After a solid year of disappointment and frustration with Evernote, I have finally replaced it with Google Drive.
One of the last things that was keeping me using Evernote was the web clipper. The recent, nearly month-long outage with the web clipper pushed me to find an alternative. Oddly enough, the alternative was there all the time within Chrome in the form of the Share->Print->Save to (Google) Drive option which renders the current page as a PDF and saves the PDF to GDrive.
I had been a Evernote user since 2009, having moved from del.icio.us and diigo. Evernote added some good features (like the web clipper, PDF upload, OCR, multi-device sync) and things were great. Then they lost the plot. I mean, this was supposed to be a note taking app, but someone decided it needed to have chat built into it (bad idea). Next they messed up the sharing options by polluting the URLs to point at evernote.com instead of the original source.

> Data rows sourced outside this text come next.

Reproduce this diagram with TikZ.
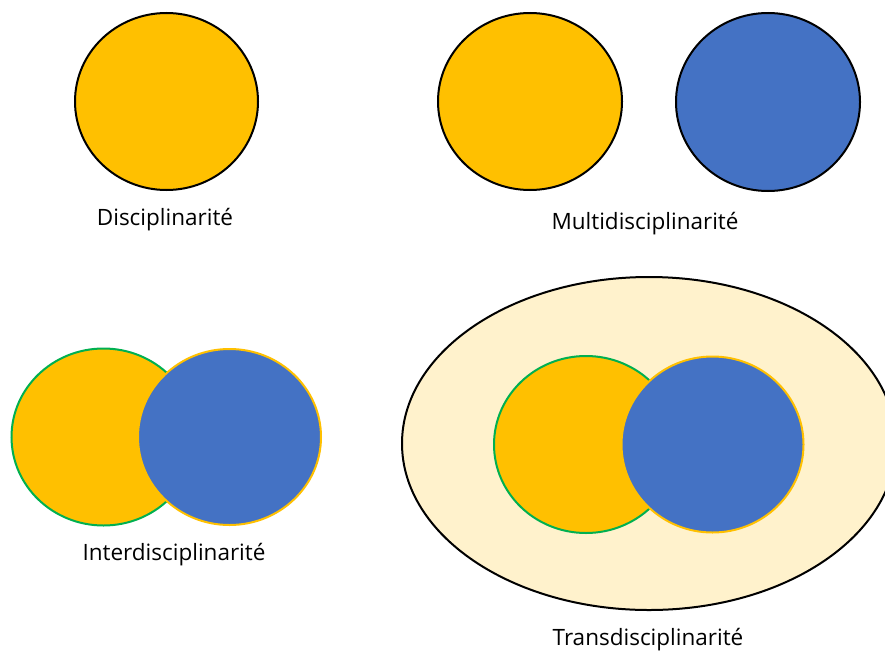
\documentclass[tikz,border=0pt]{standalone}
\usepackage{fontspec}
\setmainfont{Open Sans}
\definecolor{gold}{HTML}{FFC000}
\definecolor{steel}{HTML}{4472C4}
\definecolor{cream}{HTML}{FFF2CC}
\definecolor{leaf}{HTML}{00B050}
\tikzset{
  disc/.style={fill=gold, draw=black, line width=2pt},
  discB/.style={fill=steel, draw=black, line width=2pt},
  left disc/.style={fill=gold, draw=leaf, line width=2pt},
  right disc/.style={fill=steel, draw=gold, line width=2pt},
  caption/.style={font=\fontsize{22.5}{27}\selectfont, inner sep=0pt}
}
\begin{document}
\begin{tikzpicture}[x=1pt,y=-1pt]
  \useasboundingbox (0,0) rectangle (885,653);
  \begin{scope}
    \clip (0,0) rectangle (885,653);
    % single discipline
    \draw[disc] (166.5,101.5) ellipse [x radius=91.5, y radius=88.5];
    \node[caption] (d) at (165,220) {Disciplinarité};
    % two separate disciplines
    \draw[disc] (530,101.5) ellipse [x radius=92, y radius=88.5];
    \draw[discB] (768,102) ellipse [x radius=92, y radius=89];
    \node[caption] (m) at (645,224) {Multidisciplinarité};
    % overlapping disciplines
    \draw[left disc] (103.5,437) ellipse [x radius=92, y radius=88.5];
    \draw[right disc] (229.5,437) ellipse [x radius=91.5, y radius=88];
    \node[caption] (i) at (174,555) {Interdisciplinarité};
    % overlapping disciplines inside a wider field
    \draw[fill=cream, draw=black, line width=2pt] (649,443.5) ellipse [x radius=247, y radius=166.5];
    \draw[left disc] (586,444.5) ellipse [x radius=92, y radius=88.5];
    \draw[right disc] (712.5,444.5) ellipse [x radius=91, y radius=88];
    \node[caption] (t) at (648,640) {Transdisciplinarité};
  \end{scope}
\end{tikzpicture}
\end{document}
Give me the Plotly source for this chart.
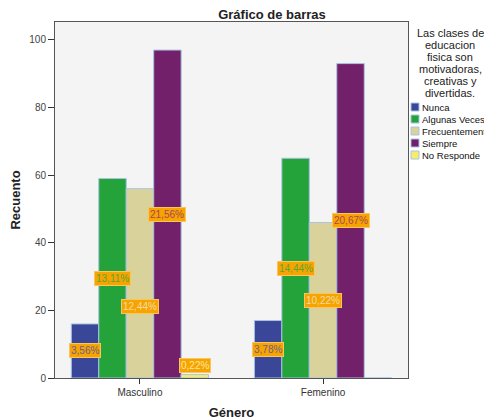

Then the convoluted sharing model that made trying to share anything extremely cumbersome and time consuming. The last straw was the announced plan to add ‘machine learning’ to Evernote which would require user to consent to having people ‘inspect’ their content if you wanted to keep using the service. My question was ‘who needs this?’ It just sounded like they are trying to data mine my content while adding this me-to AI-ish sounding feature.
Along with these missteps, it seemed the Mac OS X client just got slower and slower as more and more irrelevant features where added. For reference, I just started the Mac Evernote client – 4 minutes and 48 seconds later I could finally click on a menu and have it drop down. In comparison, I can open Google Drive and begin using it within seconds.
Dealing with Legacy Evernote Notes
Last August, I started using CloudHQ to migrate my tens of thousands of Evernote notes to Google Drive. After a few hiccups, the (one way) sync process was working flawlessly (I think at the time, I was the largest migration that CloudHQ had ever done, at least with Evernote). It took several months to move all of the notes to Google Drive because Evernote would ‘throttle’ access to CloudHQ, forcing me to re-authorize CloudHQ’s access to my Evernote content.
In September, I downgraded my Evernote account from Premium to Plus. In December, I downgraded to Free. As of January 2017, I am going to upgrade my Evernote subscription to ‘Delete my Account’.